Tuesday, September 24, 2013

Common sense gun legislation

Advocates of gun control legislation frequently feel the need to burnish their proposals with the adjective "common sense." Thus, appeal is often made to public support for "common sense gun control legislation." One of the first requirements of common sense legislation is that it accomplish its intended purpose. "Gun control" legislation that does not control guns, or more specifically, does not reduce criminal gun violence does not legitimately bear the appellation "common sense."


Cosmetic legislation that serves only as an emotional bromide can legitimately be called neither common sense nor gun control. Gun violence is first and foremost violence, and it is the pathologies that predispose certain individuals to violence that are at the heart of the crisis. Seung Hui-Cho, Eric Harris, James Holmes, Anders Breivik, Jared Lee Loughner, and Aaron Alexis all perpetrated mass shoootings of strangers, and all had previously been referred for psychiatric evaluation. What is equally troubling, is that all were relatively intelligent and capable of intricate planning. It is inobvious how magazine capacity limits or ammunition surcharges, or outlawing firearms with flash suppressors would have thwarted disturbed but cunning minds. It is quite likely that they would outsmart the most heartfelt of firearm restrictions. It is also worth noting that Anders Breivik killed eight people with a bomb, and that James Holmes rigged his apartment with incendiary devices. The essence of a mass murderer is a malignant motive and will. The weapon to be used is secondary.

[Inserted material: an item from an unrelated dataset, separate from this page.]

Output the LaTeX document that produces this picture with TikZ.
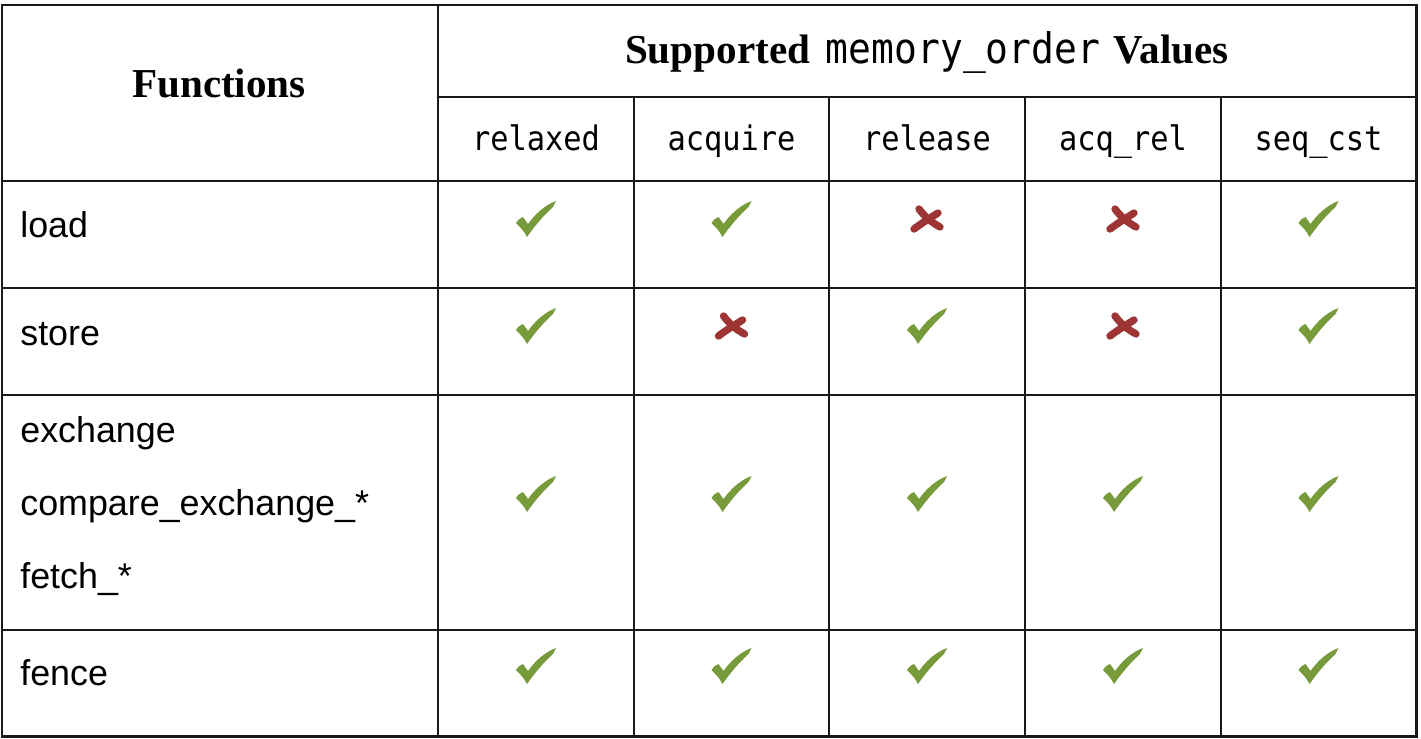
\documentclass[tikz,border=0pt]{standalone}
\usepackage{fontspec}
\setmainfont{Liberation Sans}
\newfontfamily\headfont{Liberation Serif}
\newfontfamily\codefont[FakeStretch=0.9]{DejaVu Sans Mono}
\usetikzlibrary{positioning}
\definecolor{okgreen}{HTML}{779A3A}
\definecolor{nored}{HTML}{9E3535}
\tikzset{
  grid line/.style={line width=1.2pt, black!90},
  frame line/.style={line width=1.7pt, black!90},
  head/.style={anchor=base, inner sep=0pt, font=\headfont\bfseries\fontsize{23.4}{28}\selectfont},
  colhead/.style={anchor=base, inner sep=0pt, font=\codefont\fontsize{19.2}{23}\selectfont},
  fname/.style={anchor=base west, inner sep=0pt, font=\fontsize{20.4}{24}\selectfont},
  tick/.pic={\fill[okgreen] (-20,4) .. controls (-17,0) .. (-13,-2) -- (-8,5)
      .. controls (-1,-5) and (9,-14) .. (20,-18) -- (17,-12)
      .. controls (7,-3) and (-2,8) .. (-9,18) .. controls (-12,12) and (-16,8) .. (-20,4) -- cycle;},
  cross/.pic={\draw[nored, line width=4.2pt, line cap=round]
      (-8,-10) .. controls (-2,-2) and (4,3) .. (13,8)
      (11,-6) .. controls (3,-1) and (-5,4) .. (-13,10);}
}
\begin{document}
\begin{tikzpicture}[x=0.02cm, y=-0.02cm]
  \useasboundingbox (0,0) rectangle (1421,738);
  % table grid
  \draw[frame line] (2,5) rectangle (1416,736);
  \draw[grid line] (438,5) -- (438,736);
  \draw[grid line] (438,97) -- (1416,97);
  \foreach \y in {181,288,395,630} \draw[grid line] (2,\y) -- (1416,\y);
  \foreach \x in {634,829,1025,1221} \draw[grid line] (\x,97) -- (\x,736);
  % headings
  \node[head] (functions) at (219,97) {Functions};
  \node[head] (values) at (927,63) {Supported\hspace{9pt}{\codefont\mdseries\fontsize{24}{28}\selectfont memory\_order}\hspace{2pt} Values};
  \node[colhead] (relaxed) at (536,150) {relaxed};
  \node[colhead] (acquire) at (731.5,150) {acquire};
  \node[colhead] (release) at (927,150) {release};
  \node[colhead] (acqrel) at (1123,150) {acq\_rel};
  \node[colhead] (seqcst) at (1318.5,150) {seq\_cst};
  % function names
  \node[fname] (load) at (20,237) {load};
  \node[fname] (store) at (20,345) {store};
  \node[fname] (exchange) at (20,442) {exchange};
  \node[fname] (cmpxchg) at (20,515) {compare\_exchange\_*};
  \node[fname] (fetch) at (20,588) {fetch\_*};
  \node[fname] (fence) at (20,685) {fence};
  % supported orders
  \foreach \x/\m in {536/tick,731.5/tick,927/cross,1123/cross,1318.5/tick}
    \pic at (\x,219) {\m};
  \foreach \x/\m in {536/tick,731.5/cross,927/tick,1123/cross,1318.5/tick}
    \pic at (\x,326) {\m};
  \foreach \x in {536,731.5,927,1123,1318.5}
    \pic at (\x,494) {tick};
  \foreach \x in {536,731.5,927,1123,1318.5}
    \pic at (\x,666) {tick};
\end{tikzpicture}
\end{document}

Whether or not some idea qualifies as "common sense" depends upon context. If a community were suddenly gripped by a violent crime wave, in which the authorities could do little more than show up after the fact, it might certainly be "common sense" that the citizenry be armed in its own defense.

The people who insists on retaining the right to own firearms for their own personal use do not thereby condone the actions of psychotic murderers; they do not provide the impetus to slaughter by mentally unstable, but quite resourceful miscreants. They do not excuse the acts of madmen; the people who focus on the weapon rather than the act do. The people who support the Second Amendment do not condone the lawless gunfire in gun control venues such as Chicago or Washington DC. They do not assume moral culpability for refusing to play along with the deluded fantasy that "common sense" gun control legislation is anything of the sort.